#### Stored data:
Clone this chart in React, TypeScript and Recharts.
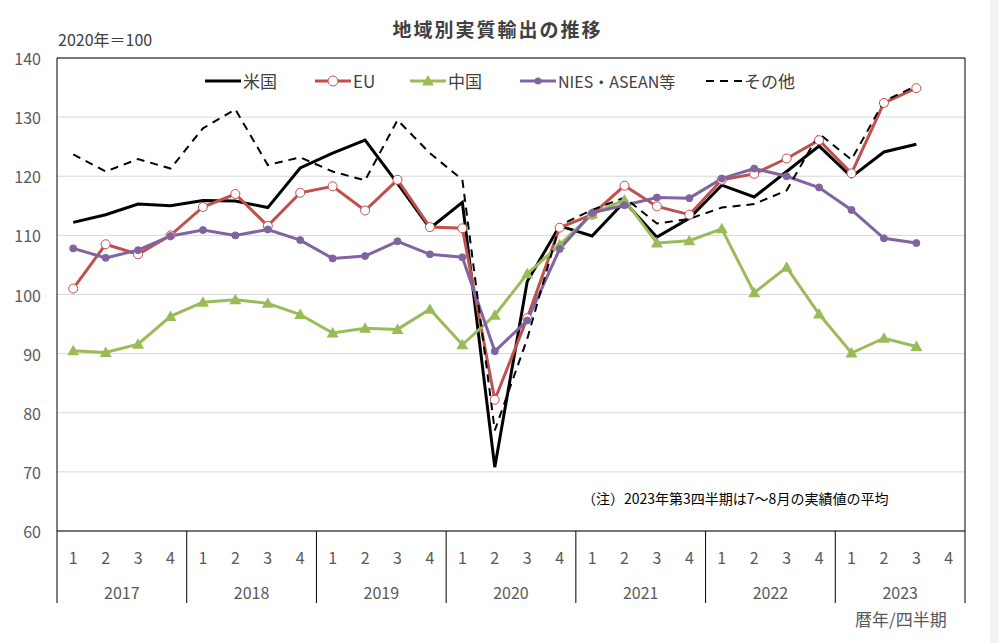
import {
  CartesianGrid,
  Legend,
  Line,
  LineChart,
  ReferenceArea,
  XAxis,
  YAxis,
} from "recharts";

const years = ["2017", "2018", "2019", "2020", "2021", "2022", "2023"];
const quarters = ["1", "2", "3", "4"];

// 2020年＝100, 2017Q1 .. 2023Q4 (2023Q4 not yet available)
const usValues = [
  112.2, 113.5, 115.3, 115.0, 115.9, 115.8, 114.7, 121.4, 123.9, 126.1, 118.8,
  111.2, 115.6, 70.8, 102.2, 111.6, 109.9, 115.7, 109.7, 112.9, 118.5, 116.5,
  120.8, 125.1, 119.9, 124.1, 125.4, null,
];
const euValues = [
  101.0, 108.5, 106.8, 110.0, 114.8, 117.0, 111.6, 117.2, 118.3, 114.2, 119.4,
  111.4, 111.2, 82.2, 96.0, 111.3, 113.5, 118.4, 114.9, 113.5, 119.4, 120.4,
  123.0, 126.1, 120.5, 132.4, 134.9, null,
];
const chinaValues = [
  90.5, 90.2, 91.6, 96.3, 98.7, 99.1, 98.5, 96.6, 93.5, 94.3, 94.1, 97.5, 91.5,
  96.5, 103.5, 108.4, 113.6, 116.0, 108.7, 109.1, 111.1, 100.3, 104.6, 96.7,
  90.1, 92.6, 91.2, null,
];
const niesValues = [
  107.8, 106.2, 107.5, 109.9, 110.9, 110.0, 111.0, 109.2, 106.1, 106.5, 109.0,
  106.8, 106.3, 90.4, 95.6, 107.7, 113.8, 115.1, 116.4, 116.3, 119.6, 121.3,
  120.0, 118.1, 114.3, 109.5, 108.7, null,
];
const otherValues = [
  123.7, 120.8, 122.9, 121.3, 128.1, 131.3, 121.9, 123.2, 120.8, 119.3, 129.5,
  123.9, 119.4, 77.0, 92.5, 111.7, 114.3, 116.4, 112.0, 112.8, 114.7, 115.3,
  117.6, 127.2, 122.8, 132.7, 135.3, null,
];

const yTicks = [60, 70, 80, 90, 100, 110, 120, 130, 140];

const rows = years.flatMap((year, yi) =>
  quarters.map((q, qi) => {
    const i = yi * 4 + qi;
    return {
      key: `${year}-${q}`,
      us: usValues[i],
      eu: euValues[i],
      china: chinaValues[i],
      nies: niesValues[i],
      other: otherValues[i],
    };
  })
);

const W = 999;
const H = 643;
const PLOT_LEFT = 57;
const PLOT_RIGHT = 965;
const PLOT_TOP = 58;
const PLOT_BOTTOM = 531;
const SLOT = (PLOT_RIGHT - PLOT_LEFT) / rows.length;

const TEXT = "#595959";
const FONT = "'Noto Sans CJK JP', 'Noto Sans', sans-serif";

const RED = "#c0504d";
const GREEN = "#9bbb59";
const PURPLE = "#8064a2";

function QuarterTick({ x, payload }: any) {
  const [year, q] = String(payload.value).split("-");
  const last = year === years[years.length - 1] && q === "4";
  return (
    <g>
      <text
        x={x}
        y={557}
        textAnchor="middle"
        dominantBaseline="central"
        fontSize={16}
        fill={TEXT}
      >
        {q}
      </text>
      {q === "1" && (
        <line
          x1={x - SLOT / 2}
          x2={x - SLOT / 2}
          y1={PLOT_BOTTOM}
          y2={603}
          stroke="#000"
        />
      )}
      {q === "2" && (
        <text
          x={x + SLOT / 2}
          y={592}
          textAnchor="middle"
          dominantBaseline="central"
          fontSize={16}
          fill={TEXT}
        >
          {year}
        </text>
      )}
      {last && (
        <line
          x1={x + SLOT / 2}
          x2={x + SLOT / 2}
          y1={PLOT_BOTTOM}
          y2={603}
          stroke="#000"
        />
      )}
    </g>
  );
}

function ValueTick({ y, payload }: any) {
  return (
    <text
      x={41}
      y={y}
      textAnchor="end"
      dominantBaseline="central"
      fontSize={16}
      fill={TEXT}
    >
      {payload.value}
    </text>
  );
}

function Triangle({ cx, cy }: any) {
  if (cx == null || cy == null) return null;
  return (
    <polygon
      points={`${cx},${cy - 6} ${cx - 6},${cy + 4.5} ${cx + 6},${cy + 4.5}`}
      fill={GREEN}
    />
  );
}

const legendItems = [
  { name: "米国", left: 205, kind: "us" },
  { name: "EU", left: 315, kind: "eu" },
  { name: "中国", left: 410, kind: "china" },
  { name: "NIES・ASEAN等", left: 520, kind: "nies" },
  { name: "その他", left: 706, kind: "other" },
];

function LegendSample({ kind }: { kind: string }) {
  return (
    <svg width={36} height={20} style={{ display: "block" }}>
      {kind === "us" && (
        <line x1={0} x2={36} y1={10} y2={10} stroke="#000" strokeWidth={3} />
      )}
      {kind === "eu" && (
        <>
          <line x1={0} x2={36} y1={10} y2={10} stroke={RED} strokeWidth={3} />
          <circle cx={18} cy={10} r={5} fill="#fff" stroke={RED} />
        </>
      )}
      {kind === "china" && (
        <>
          <line x1={0} x2={36} y1={10} y2={10} stroke={GREEN} strokeWidth={3} />
          <Triangle cx={18} cy={10} />
        </>
      )}
      {kind === "nies" && (
        <>
          <line x1={0} x2={36} y1={10} y2={10} stroke={PURPLE} strokeWidth={3} />
          <circle cx={18} cy={10} r={3.5} fill={PURPLE} />
        </>
      )}
      {kind === "other" && (
        <line
          x1={0}
          x2={36}
          y1={10}
          y2={10}
          stroke="#000"
          strokeWidth={2}
          strokeDasharray="8 6"
        />
      )}
    </svg>
  );
}

function ChartLegend() {
  return (
    <div style={{ position: "relative", width: W, height: 26 }}>
      {legendItems.map((item) => (
        <div
          key={item.kind}
          style={{
            position: "absolute",
            left: item.left,
            top: 0,
            display: "flex",
            alignItems: "center",
            gap: 2,
            fontSize: item.kind === "nies" ? 16 : 17,
            color: "#404040",
            lineHeight: "26px",
            whiteSpace: "nowrap",
          }}
        >
          <LegendSample kind={item.kind} />
          <span>{item.name}</span>
        </div>
      ))}
    </div>
  );
}

export default function App() {
  return (
    <div
      style={{
        position: "absolute",
        left: 0,
        top: 0,
        width: W,
        height: H,
        background: "#fff",
        fontFamily: FONT,
        overflow: "hidden",
      }}
    >
      <div
        style={{
          position: "absolute",
          left: 0,
          top: 15,
          width: W - 4,
          textAlign: "center",
          fontSize: 19,
          fontWeight: 600,
          letterSpacing: 2,
          color: "#404040",
        }}
      >
        地域別実質輸出の推移
      </div>
      <div
        style={{
          position: "absolute",
          left: 58,
          top: 27,
          fontSize: 16,
          color: "#404040",
        }}
      >
        2020年＝100
      </div>

      <LineChart
        width={W}
        height={H}
        data={rows}
        margin={{ top: PLOT_TOP, right: W - PLOT_RIGHT, bottom: 0, left: 0 }}
      >
        <CartesianGrid stroke="#d9d9d9" vertical={false} />
        <XAxis
          dataKey="key"
          scale="band"
          interval={0}
          height={H - PLOT_BOTTOM}
          axisLine={false}
          tickLine={false}
          tick={<QuarterTick />}
        />
        <YAxis
          domain={[60, 140]}
          ticks={yTicks}
          width={PLOT_LEFT}
          axisLine={false}
          tickLine={false}
          tick={<ValueTick />}
        />
        <ReferenceArea
          y1={60}
          y2={140}
          fill="none"
          fillOpacity={0}
          stroke="#000"
          strokeWidth={1}
          ifOverflow="visible"
        />
        <Legend
          verticalAlign="middle"
          align="center"
          layout="horizontal"
          wrapperStyle={{ left: 0, top: 68, width: W, height: 26 }}
          content={() => <ChartLegend />}
        />
        <Line
          dataKey="us"
          name="米国"
          stroke="#000"
          strokeWidth={3}
          dot={false}
          isAnimationActive={false}
        />
        <Line
          dataKey="eu"
          name="EU"
          stroke={RED}
          strokeWidth={3}
          dot={{ r: 4.5, fill: "#fff", stroke: RED, strokeWidth: 1 }}
          isAnimationActive={false}
        />
        <Line
          dataKey="china"
          name="中国"
          stroke={GREEN}
          strokeWidth={3}
          dot={<Triangle />}
          isAnimationActive={false}
        />
        <Line
          dataKey="nies"
          name="NIES・ASEAN等"
          stroke={PURPLE}
          strokeWidth={3}
          dot={{ r: 3.5, fill: PURPLE, stroke: PURPLE, strokeWidth: 1 }}
          isAnimationActive={false}
        />
        <Line
          dataKey="other"
          name="その他"
          stroke="#000"
          strokeWidth={2}
          strokeDasharray="8 6"
          dot={false}
          isAnimationActive={false}
        />
      </LineChart>

      <div
        style={{
          position: "absolute",
          left: 582,
          top: 488,
          fontSize: 14,
          color: "#000",
          whiteSpace: "nowrap",
        }}
      >
        （注）2023年第3四半期は7～8月の実績値の平均
      </div>
      <div
        style={{
          position: "absolute",
          left: 855,
          top: 606,
          fontSize: 17,
          color: TEXT,
        }}
      >
        暦年/四半期
      </div>
      <div
        style={{
          position: "absolute",
          left: 990,
          top: 0,
          width: 9,
          height: H,
          background: "#f3f3f3",
        }}
      />
    </div>
  );
}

#### The task:
Repeat only the lines between the start of the data and the line with "120, 130, 140];", including those two lines, and skip the pictures.

#### Expected answer:
Clone this chart in React, TypeScript and Recharts.
import {
  CartesianGrid,
  Legend,
  Line,
  LineChart,
  ReferenceArea,
  XAxis,
  YAxis,
} from "recharts";

const years = ["2017", "2018", "2019", "2020", "2021", "2022", "2023"];
const quarters = ["1", "2", "3", "4"];

// 2020年＝100, 2017Q1 .. 2023Q4 (2023Q4 not yet available)
const usValues = [
  112.2, 113.5, 115.3, 115.0, 115.9, 115.8, 114.7, 121.4, 123.9, 126.1, 118.8,
  111.2, 115.6, 70.8, 102.2, 111.6, 109.9, 115.7, 109.7, 112.9, 118.5, 116.5,
  120.8, 125.1, 119.9, 124.1, 125.4, null,
];
const euValues = [
  101.0, 108.5, 106.8, 110.0, 114.8, 117.0, 111.6, 117.2, 118.3, 114.2, 119.4,
  111.4, 111.2, 82.2, 96.0, 111.3, 113.5, 118.4, 114.9, 113.5, 119.4, 120.4,
  123.0, 126.1, 120.5, 132.4, 134.9, null,
];
const chinaValues = [
  90.5, 90.2, 91.6, 96.3, 98.7, 99.1, 98.5, 96.6, 93.5, 94.3, 94.1, 97.5, 91.5,
  96.5, 103.5, 108.4, 113.6, 116.0, 108.7, 109.1, 111.1, 100.3, 104.6, 96.7,
  90.1, 92.6, 91.2, null,
];
const niesValues = [
  107.8, 106.2, 107.5, 109.9, 110.9, 110.0, 111.0, 109.2, 106.1, 106.5, 109.0,
  106.8, 106.3, 90.4, 95.6, 107.7, 113.8, 115.1, 116.4, 116.3, 119.6, 121.3,
  120.0, 118.1, 114.3, 109.5, 108.7, null,
];
const otherValues = [
  123.7, 120.8, 122.9, 121.3, 128.1, 131.3, 121.9, 123.2, 120.8, 119.3, 129.5,
  123.9, 119.4, 77.0, 92.5, 111.7, 114.3, 116.4, 112.0, 112.8, 114.7, 115.3,
  117.6, 127.2, 122.8, 132.7, 135.3, null,
];

const yTicks = [60, 70, 80, 90, 100, 110, 120, 130, 140];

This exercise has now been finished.